4 Results - Differential Expression

To compare lexicons for male and female characters across all authors, I used DESeq2 to compare word frequencies across character gender. This process is computationally intensive, so I only included the 10,000 most frequent words, and the 3000 character with the highest read depth (the entire dataset includes 25,000 characters across 6000 books). Result are visualized in an interactive plot (fig 4.1). Differentially expressed words for female (table 6.1) and male (table 6.2) characters are included in the supplemental data.

Figure 4.1: Differential word frequency by character gender

Next, I compared lexicons for male and female authors (fig 4.2). A subjective assessment of the data suggests that these differences largely are due to genre. Differentially expressed words are included in supplemental data (tables 6.3 and 6.4 ).

Figure 4.2: Differential word frequency by author gender

Words that are more frequently associated with male characters are also more frequently used by male authors (fig 4.3). The is likely a consequence of male authors more frequently writing male characters (fig (fig:characterCounts)). I haven’t figured out the best way to control for this difference. I might try weighting word frequency by character gender frequency.

Figure 4.3: Correlation between word frequency across character and author gender

Next, I trained an ensemble learner to classify characters (table 4.2) and authors (table 4.1) by gender using DESeq2 normalized word counts. This model classified author gender with disturbing accuracy. A bad interpretation would ignore confounding variables such as gender imbalances in genre. Goodreads.com tags are probably rather biased by author gender. Genre tags alone are only slightly less accurate at predicting author gender than the text (table 3.1).
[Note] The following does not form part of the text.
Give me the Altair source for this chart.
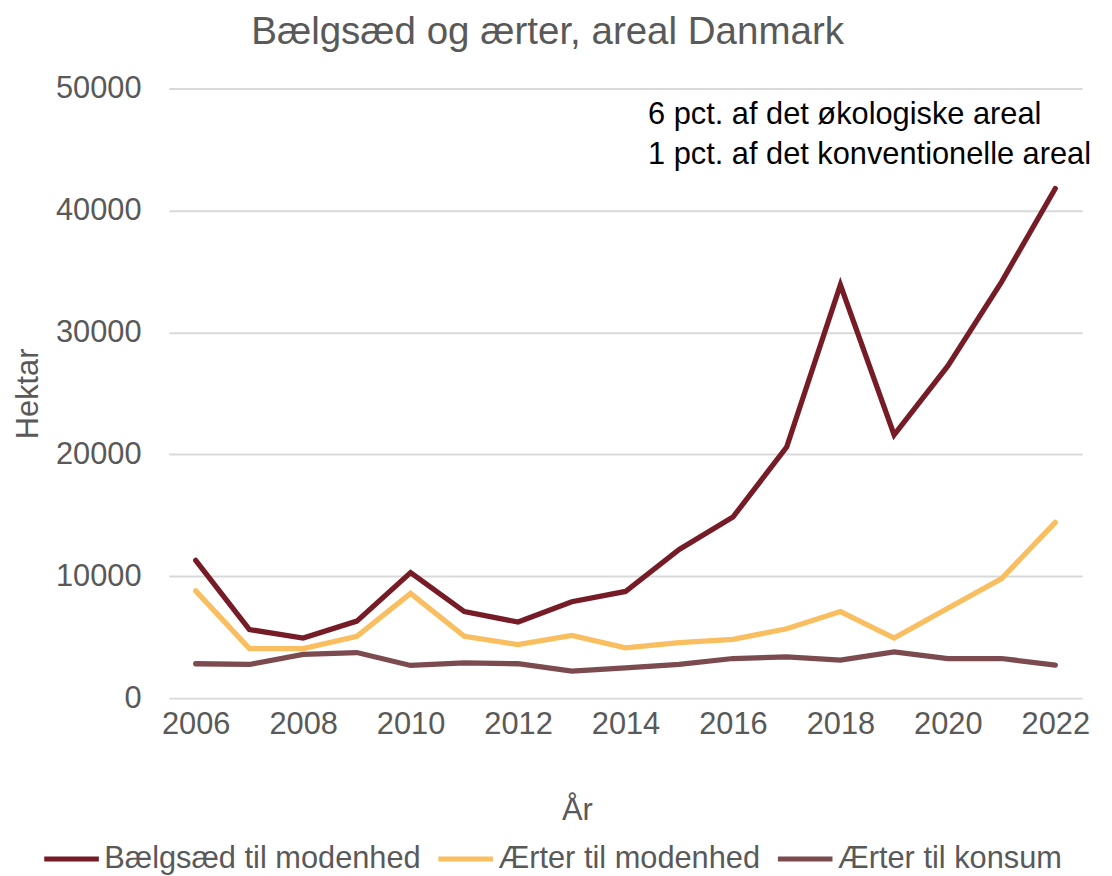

Table 4.1: predicted author gender using bag of words.
Predicted Male Predicted Female
True Male 1522 298
True Female 292 1736
Table 4.2: Predicted character gender using bag of words.
Predicted Male Predicted Female
True Male 4262 738
True Female 806 4194
The difference between predicted gender for male and female characters was slightly larger for male authors (fig. 4.4).
Character gender score using bag of words.

Figure 4.4: Character gender score using bag of words.